Era 1993 y Julio César Chávez –
el hombre récord – llegaba a su pelea número 85 manteniendo el invicto. Chávez
ya se había hecho un nombre y una reputación en el boxeo mexicano, estaba
forjando su leyenda, su figura de ídolo. No había mejor momento para hacerlo
que en su pelea frente a Greg Haugen, en su casa, con su gente… era el momento
de consagrarse.
Haugen estaba ranqueado como el
segundo mejor boxeador de su categoría. Si el boxeo se ganara con insultos y
descalificaciones, sin lugar a dudas Haugen hubiese estado en primer lugar.
Haugen cometió un pecado capital, un error que ningún mexicano es capaz de
perdonar: insultar y menospreciar a un ídolo, humillar y burlarse de alguien
que a base de “chingadazos” - como
muchos mexicanos - se ganaba la vida y
ponía el nombre de México en lo más alto. La gente no se lo perdonaría, Chávez
tampoco.
La pelea se celebraría en el
Estadio Azteca, hubo entrada récord para una función de boxeo, el primer golpe
estaba dado, y lo había hecho Chávez desde el vestidor. El pueblo esperaba la
entrada de su ídolo; corazón y garganta estaban ahí, latiendo, gritando.
La entrada triunfal de Chávez y
su recorrido hacia el ring fue largo, demorado por las miles de manos que
querían tocarlo, “echarle la bendición”, regalarle una sonrisa antes de la
batalla.
Una vez arriba, Chávez ya estaba
en otro plano, en el plano de los gladiadores, de esos hombres que saben que en
la guerra no se perdona nada, menos cuando hay una afrenta de por medio. Lo
conminaron a saludar a su rival, no le importaba, no quiso hacerlo, sólo quería
que sonara la campana para “arrancarle la cabeza”.
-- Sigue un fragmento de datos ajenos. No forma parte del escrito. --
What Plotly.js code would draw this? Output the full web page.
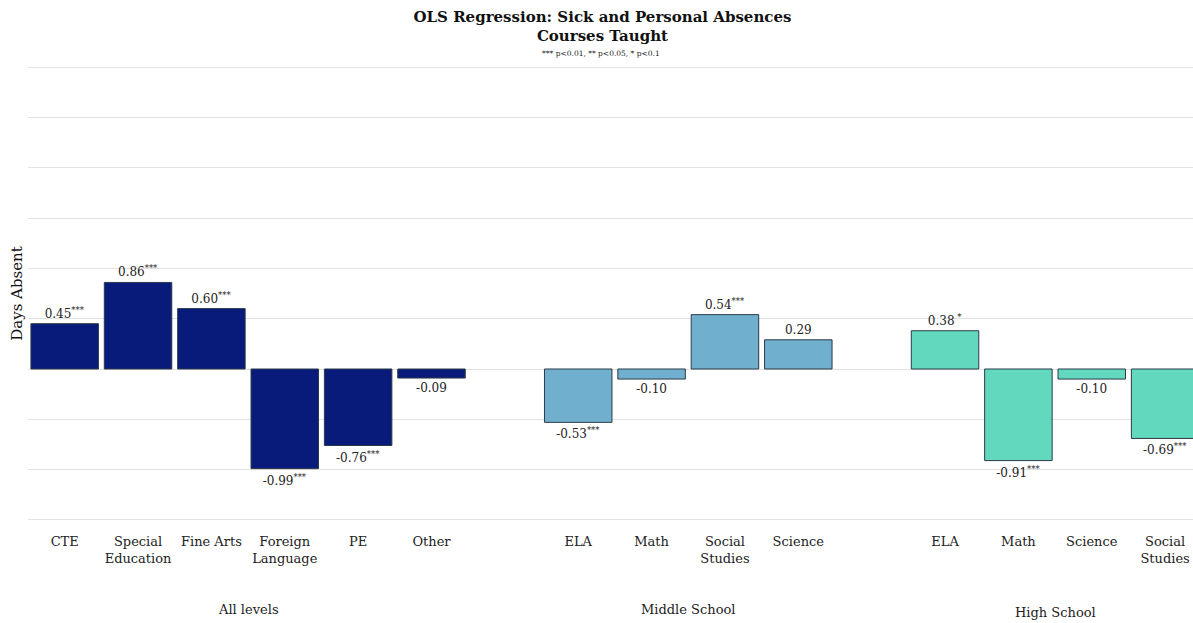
<!DOCTYPE html>
<html>
<head>
<meta charset="utf-8">
<script src="https://cdn.plot.ly/plotly-3.0.1.min.js"></script>
<style>html,body{margin:0;padding:0;background:#fff;}#chart{width:1193px;height:623px;}</style>
</head>
<body>
<div id="chart"></div>
<script>
// ---- data ----
const groupNames = ["All levels", "Middle School", "High School"];
const allLevelsCourses = ["CTE", "Special<br>Education", "Fine Arts", "Foreign<br>Language", "PE", "Other"];
const allLevelsValues = [0.45, 0.86, 0.60, -0.99, -0.76, -0.09];
const allLevelsStars = ["***", "***", "***", "***", "***", ""];
const middleCourses = ["ELA", "Math", "Social<br>Studies", "Science"];
const middleValues = [-0.53, -0.10, 0.54, 0.29];
const middleStars = ["***", "", "***", ""];
const highCourses = ["ELA", "Math", "Science", "Social<br>Studies"];
const highValues = [0.38, -0.91, -0.10, -0.69];
const highStars = [" *", "***", "", "***"];

const groups = [
  {name: groupNames[0], courses: allLevelsCourses, values: allLevelsValues, stars: allLevelsStars, color: "#081b7a", labelY: -0.192},
  {name: groupNames[1], courses: middleCourses, values: middleValues, stars: middleStars, color: "#70b0ce", labelY: -0.192},
  {name: groupNames[2], courses: highCourses, values: highValues, stars: highStars, color: "#62d9be", labelY: -0.199}
];

const FONT = "DejaVu Serif, Liberation Serif, serif";
const traces = [];
const annotations = [];
let tickvals = [], ticktext = [];
let pos = 0;
groups.forEach(g => {
  const xs = g.courses.map((_, i) => pos + i);
  traces.push({
    type: "bar",
    x: xs,
    y: g.values,
    width: 0.92,
    marker: {color: g.color, line: {color: "#2b3a48", width: 1}},
    text: g.values.map((v, i) => v.toFixed(2) + (g.stars[i] ? "<sup>" + g.stars[i] + "</sup>" : "")),
    textposition: "outside",
    constraintext: "none",
    cliponaxis: true,
    textfont: {family: FONT, size: 12, color: "#222"},
    hoverinfo: "skip",
    showlegend: false
  });
  tickvals = tickvals.concat(xs);
  ticktext = ticktext.concat(g.courses);
  annotations.push({
    x: (xs[0] + xs[xs.length - 1]) / 2, xref: "x",
    y: g.labelY, yref: "paper", yanchor: "middle",
    text: g.name, showarrow: false,
    font: {family: FONT, size: 13, color: "#222"}
  });
  pos += g.courses.length + 1;
});

annotations.push({
  x: 0.492, xref: "paper", y: 1.025, yref: "paper", yanchor: "middle",
  text: "*** p<0.01, ** p<0.05, * p<0.1", showarrow: false,
  font: {family: FONT, size: 7.5, color: "#222"}
});

const layout = {
  width: 1193, height: 623,
  margin: {l: 28, r: 0, t: 65, b: 101},
  paper_bgcolor: "#fff", plot_bgcolor: "#fff",
  title: {
    text: "<b>OLS Regression: Sick and Personal Absences<br>Courses Taught</b>",
    x: 0.505, xanchor: "center", y: 0.965, yanchor: "top",
    font: {family: FONT, size: 15, color: "#111"}
  },
  xaxis: {
    range: [-0.5, 15.38],
    tickvals: tickvals, ticktext: ticktext,
    showgrid: false, zeroline: false, showline: false, ticks: "",
    ticklabelstandoff: 10,
    tickfont: {family: FONT, size: 13, color: "#222"}
  },
  yaxis: {
    range: [-1.52, 3.02], dtick: 0.5, tick0: 0,
    showticklabels: false, ticks: "",
    gridcolor: "#e2e2e2", gridwidth: 1,
    zeroline: false, showline: false,
    title: {text: "Days Absent", standoff: 0, font: {family: FONT, size: 15, color: "#111"}}
  },
  annotations: annotations,
  bargap: 0.08
};

Plotly.newPlot("chart", traces, layout, {displayModeBar: false, staticPlot: true});
</script>
</body>
</html>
Entre gritos de ¡Julio!, ¡Julio!,
¡Julio! y ¡México!, ¡México!, ¡México! comenzaba la pelea. Chávez se notaba
tranquilo, se desplazaba por todo el cuadrilátero. Empezaba el ataque. Para
sorpresa del público, Haugen caía a la lona después de un cruzado contundente
de Chávez. El estadio explotó, no era un grito acostumbrado del gol, era un
grito pugilístico, un grito de quien sabe que acaricia la gloria.
Los siguientes rounds también
fueron de Chávez; cruzados, uppers y su famoso gancho al hígado eran los más
contundentes, sus manos se veían ágiles. Chávez era la representación práctica
de lo que un día dijo Alí: “Vuela como mariposa, pica como abeja”.
Más de uno en el estadio sintió
la imperiosa necesidad de traerle otro boxeador a Chávez. Su rival ya no daba
para más. ¡Que lo bajen! era el veredicto. Chávez en busca de la consagración,
acató la orden, “lo bajó” en el quinto round. Después de una poderosa
combinación de golpes certeros, el tercero en el ring dijo que ya no más.
Chávez ganaba, Chávez se consagraba. Puño arriba del campeón y la ovación de su
gente. Nadie, nunca más se atrevería a insultarlo, si lo hacían, que se lo
pensaran dos veces.
25 años han pasado de aquella
mítica pelea de Chávez. Se cuenta que de vez en cuando, - si se pone mucha
atención y si se guarda el silencio debido, como si de un templo religioso se
tratara – aún se oyen las voces de aquel 20 de febrero de 1993: ¡Julio!,
¡Julio!, ¡Julio!, ¡México!, ¡México!, ¡México!.